Thanks Joey. I have seen that video about 10 times. I understand the concepts but still a. Missing seeing it first hand and being able to ask questions and take notes on my questions. Hope I can find someone. Good video though.


----------



## Joey-Nieves (Jun 10, 2016)

I would be willing to give you a class if you come over, just bring a six pack and your favorite gauge:biggrin:


----------



## Joey-Nieves (Jun 10, 2016)

That last drawing is an autocad image I made, when I was trying to figure out how to make a kitless pen.  I made some of these jigs after I saw some post and or tutorials in the library.

Basically, they work like a close end mandrel,  they have the indside thread that is 8.5 m x1 to fit many sections in the market, and a 10mm x3x.75 for the cap. 
 you may want to star with a 10 m x ,75 or 1 for your section, and 12 mm . .75 for you cap and body.  Get a section for an statesman or gentleman pen the thread is 10mm x .75, if you use an El grande those are usually 10mx1. for your body thread use 12mm x .75.  star with 3/4 acrylic Acetate blank not pr resin because they are more crisp and you don't need the aggravation while you learn. Buy 2 or 3 blanks so that you have enough to experiment with.  After you master the body the you can start with the section, they are a pain to make because the usually break when you are almost done.  Acrylic acetate blanks are very good for this, they thread very well and are more forgiving when you turn.
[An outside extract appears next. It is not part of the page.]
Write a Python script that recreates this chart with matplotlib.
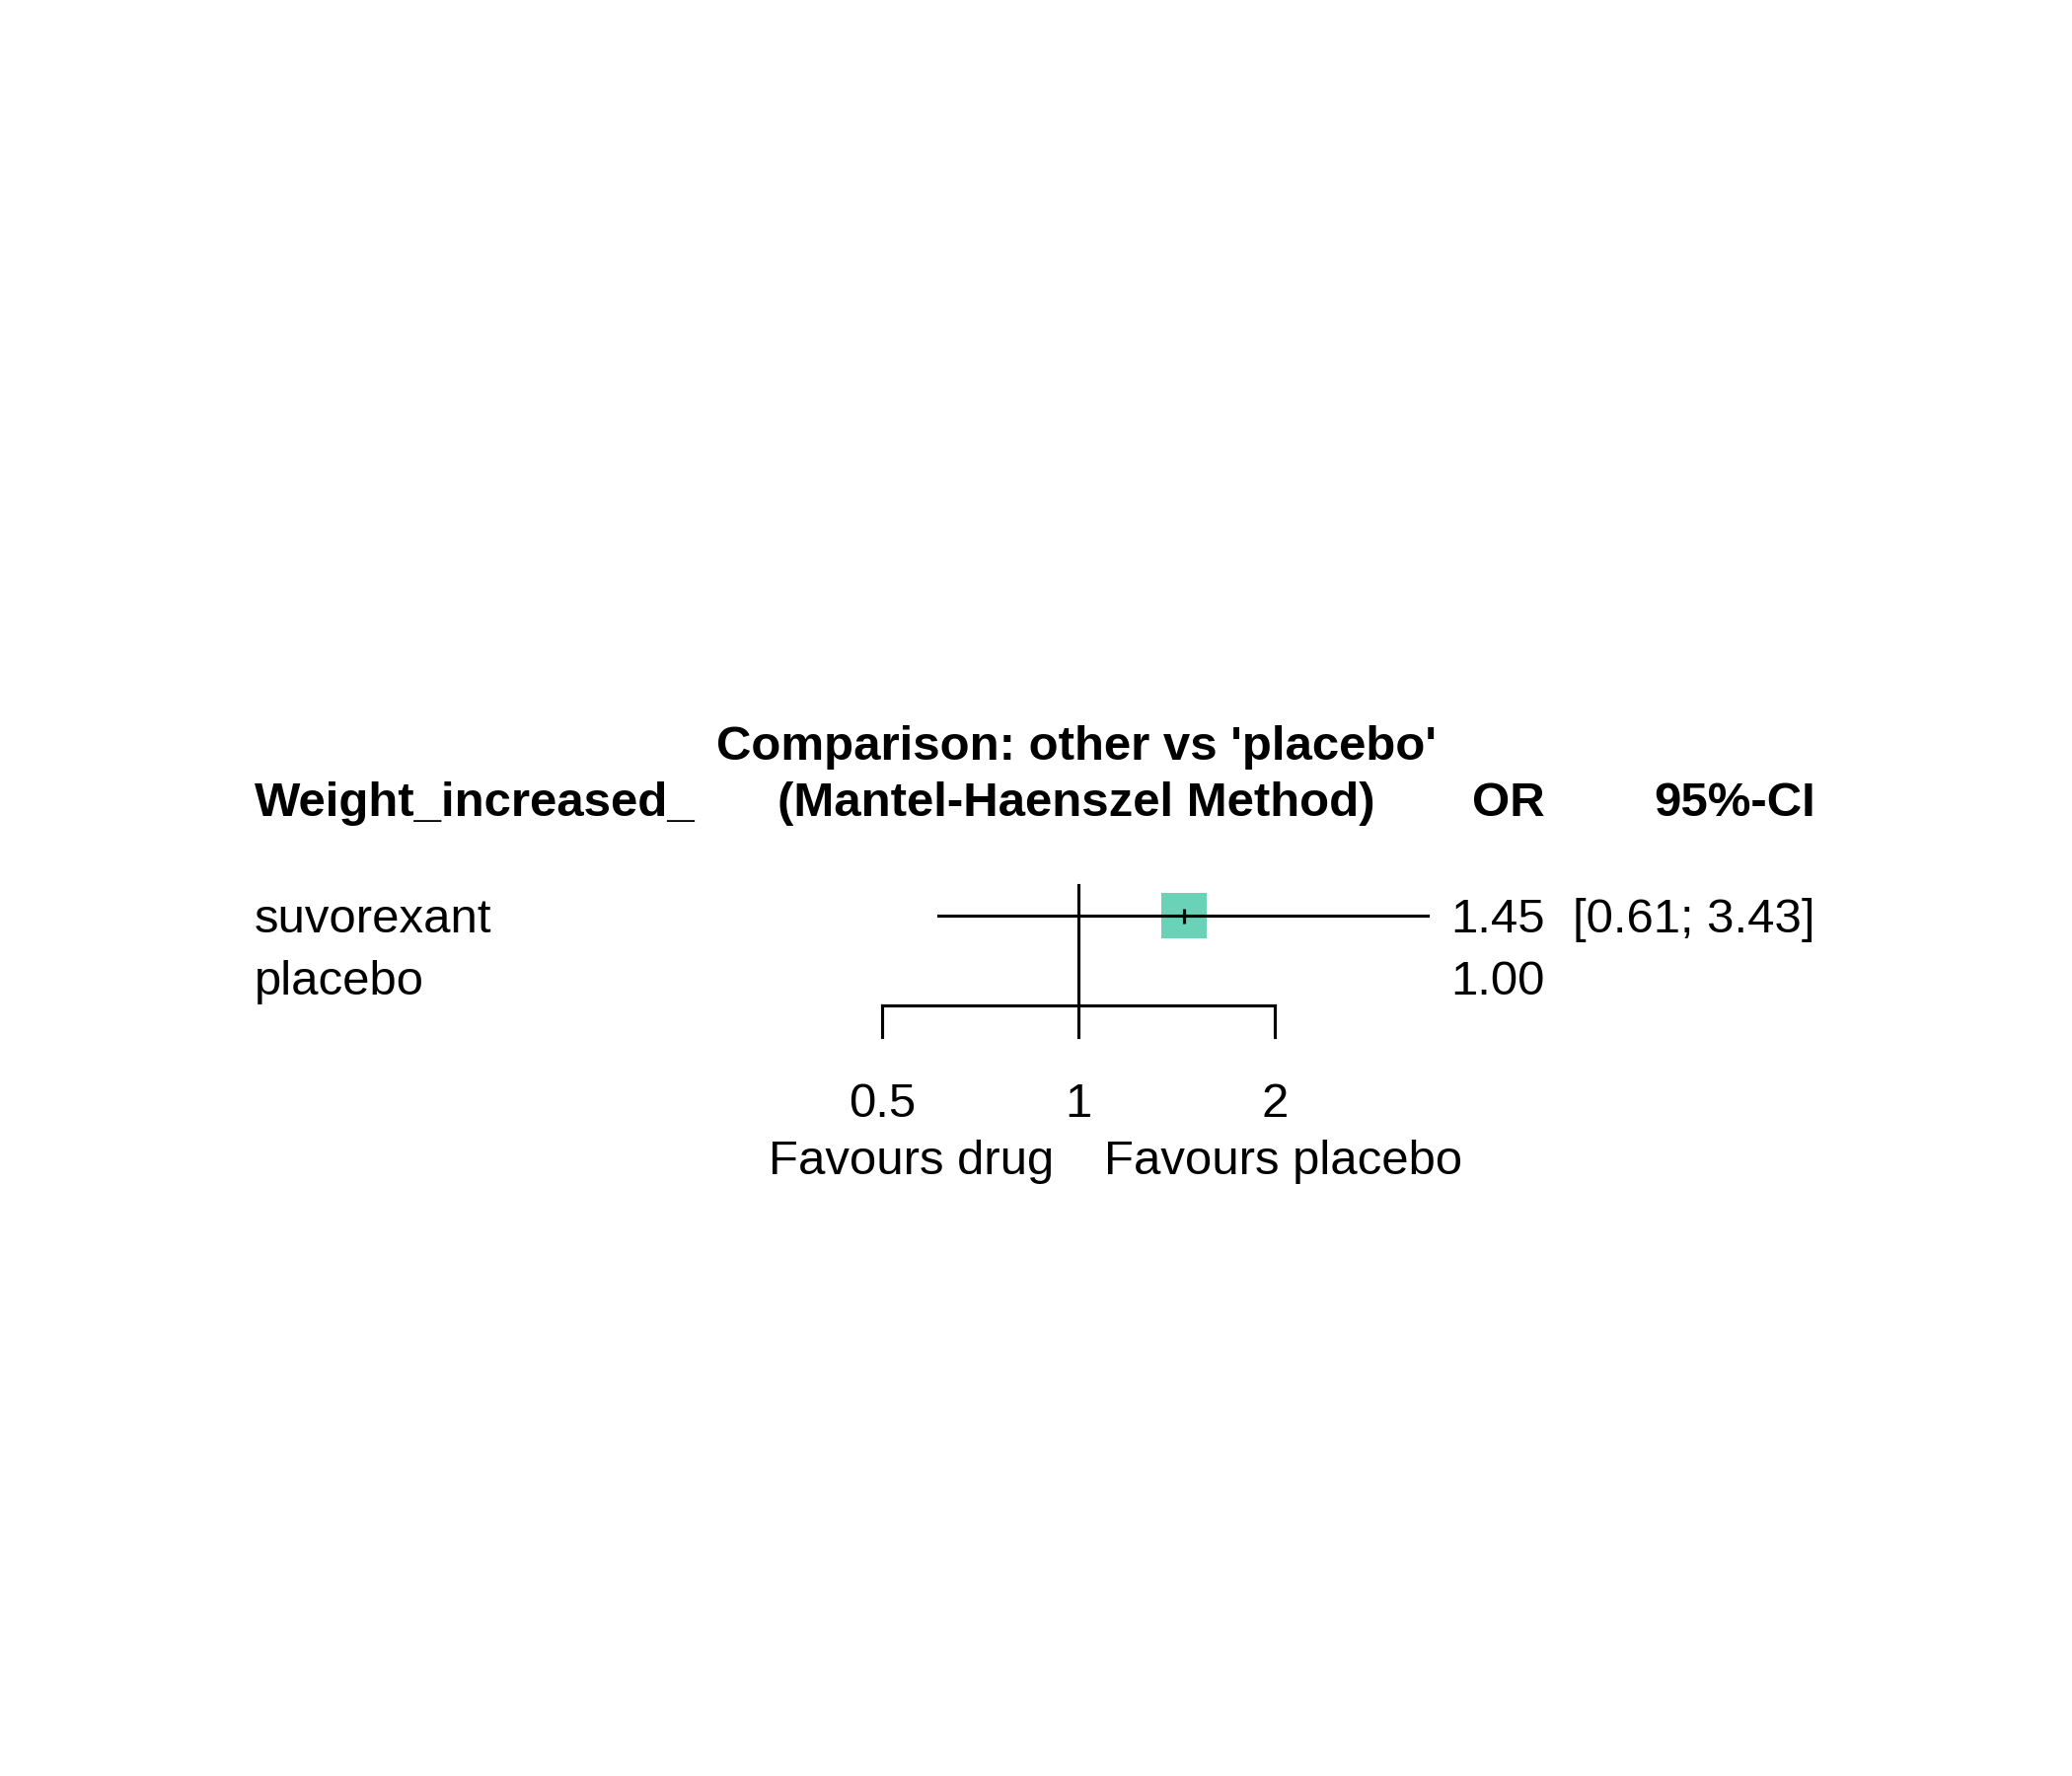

10 mm pens are more difficult to make, why? because your section should be 8.5mm (5/16) so you can fit an ink converter. 8MM for a rollerball.
when you cut you 10mm thread, the go almost .5 mm deep and then cut the 8.5mm female thread that also cuts about .8mm into your material, your left with less than a 1mm wall.  That is to thin and will not survive the turning and if it does it will break when you use it.  I cheat, but that will be another lesson


----------